Las palabras libres o deshonestas ofenden a Dios y escandalizan a nuestro prójimo. Muchas veces no se necesita más que una palabra deshonesta para ocasionar mil pensamientos malos, mil vergonzosos deseos, y aún quizás para precipitar en un número infinito de otras infamias, y para enseñar a las almas inocentes el mal que tenían la dicha de ignorar. El Espíritu Santo nos dice que este maldito pecado de la impureza ha cubierto la superficie de la tierra.
Otro desorden que reina entre las familias y entre los trabajadores son las impaciencias, las murmuraciones o quejas.
Los trabajadores, si quieren ganar el cielo, deben aguantar con paciencia el rigor de las estaciones, el mal humor de los que les dan trabajo; evitar esas quejas y esas maldiciones que son tan comunes en ellos, y cumplir fielmente su deber. Los esposos y esposas deben vivir unidos en paz, edificarse mutuamente, orar el uno por el otro, sobrellevar sus defectos con paciencia, animarse a la virtud con sus buenos ejemplos y seguir las reglas santas y sagradas de su estado, pensando que son hijos de "santos" y que por consiguiente, no han de portarse como los paganos, que no tiene la dicha de conocer al verdadero Dios.

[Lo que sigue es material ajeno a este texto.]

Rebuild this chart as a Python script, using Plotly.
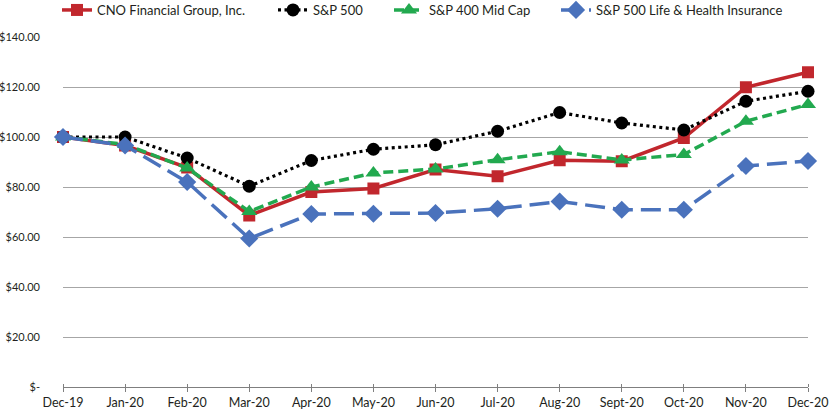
import plotly.graph_objects as go

months = ["Dec-19", "Jan-20", "Feb-20", "Mar-20", "Apr-20", "May-20", "Jun-20",
          "Jul-20", "Aug-20", "Sept-20", "Oct-20", "Nov-20", "Dec-20"]
cno = [100.0, 96.6, 87.8, 68.6, 78.0, 79.4, 87.0, 84.3, 90.7, 90.3, 99.6, 119.9, 125.9]
sp500 = [100.0, 100.0, 91.6, 80.3, 90.6, 95.1, 96.9, 102.3, 109.8, 105.6, 102.8, 114.3, 118.3]
midcap = [100.0, 97.0, 87.6, 70.2, 80.0, 85.6, 87.2, 90.9, 94.1, 90.8, 93.0, 106.3, 113.0]
life = [100.0, 96.6, 82.0, 59.4, 69.2, 69.3, 69.6, 71.3, 74.2, 70.9, 70.9, 88.4, 90.4]
y_ticks = [0, 20, 40, 60, 80, 100, 120, 140]
y_tick_text = ["$-", "$20.00", "$40.00", "$60.00", "$80.00", "$100.00", "$120.00", "$140.00"]

FONT = "Lato, Liberation Sans, Arial, sans-serif"
TXT = "#231F20"

W, H = 830, 412
ML, MR, MT, MB = 63, 22, 37, 25
PW = W - ML - MR

fig = go.Figure()
fig.add_trace(go.Scatter(
    x=months, y=cno, name="CNO Financial Group, Inc.", mode="lines+markers",
    line=dict(color="#C1272D", width=3.5),
    marker=dict(symbol="square", size=12, color="#C1272D"), cliponaxis=False,
    legend="legend"))
fig.add_trace(go.Scatter(
    x=months, y=sp500, name="S&P 500", mode="lines+markers",
    line=dict(color="#000000", width=3.2, dash="3px,3.5px"),
    marker=dict(symbol="circle", size=13, color="#000000"), cliponaxis=False,
    legend="legend2"))
fig.add_trace(go.Scatter(
    x=months, y=midcap, name="S&P 400 Mid Cap", mode="lines+markers",
    line=dict(color="#22A94F", width=3.5, dash="10px,5px"),
    marker=dict(symbol="triangle-up", size=14, color="#22A94F"), cliponaxis=False,
    legend="legend3"))
fig.add_trace(go.Scatter(
    x=months, y=life, name="S&P 500 Life & Health Insurance", mode="lines+markers",
    line=dict(color="#4A72BC", width=3.5, dash="20px,8px"),
    marker=dict(symbol="diamond", size=14, color="#4A72BC"), cliponaxis=False,
    legend="legend4"))


def leg(px):
    return dict(x=(px - ML) / PW, xanchor="left", xref="paper",
                y=1 - 10 / H, yanchor="middle", yref="container",
                orientation="h", bgcolor="rgba(0,0,0,0)", borderwidth=0,
                font=dict(family=FONT, size=13, color=TXT))


fig.update_layout(
    width=W, height=H,
    margin=dict(l=ML, r=MR, t=MT, b=MB, autoexpand=False),
    paper_bgcolor="white", plot_bgcolor="white",
    font=dict(family=FONT, size=12, color=TXT),
    showlegend=True,
    legend=leg(57), legend2=leg(273), legend3=leg(389), legend4=leg(556),
    xaxis=dict(type="category", range=[0, 12], showgrid=False, zeroline=False,
               showline=True, linecolor="#7F7F7F", linewidth=1,
               ticks="outside", ticklen=4, tickcolor="#7F7F7F", tickwidth=1,
               minor=dict(ticks="inside", ticklen=3, tickcolor="#7F7F7F",
                          tickwidth=1, dtick=1, tick0=0),
               automargin=False,
               tickfont=dict(family=FONT, size=12.5, color=TXT)),
    yaxis=dict(range=[0, 140], tickvals=y_ticks, ticktext=y_tick_text,
               showgrid=True, gridcolor="#A6A6A6", gridwidth=1.3,
               zeroline=False, showline=False, ticks="",
               ticklabelstandoff=22, automargin=False,
               tickfont=dict(family=FONT, size=11, color=TXT)),
)

fig.write_html("out.html", config={"displayModeBar": False},
               post_script="document.body.style.margin='0';")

Dios es tan bueno al darnos la esperanza de un año más, hemos de hacer todo lo posible para pasarlo santamente, y que durante este año podamos aún ganarnos la amistad de nuestro Dios, reparar el mal que hemos hecho, no solo en el pasado año, sino en toda nuestra vida, y asegurarnos una eternidad de dicha, de gozo y de gloria. Todo para Dios.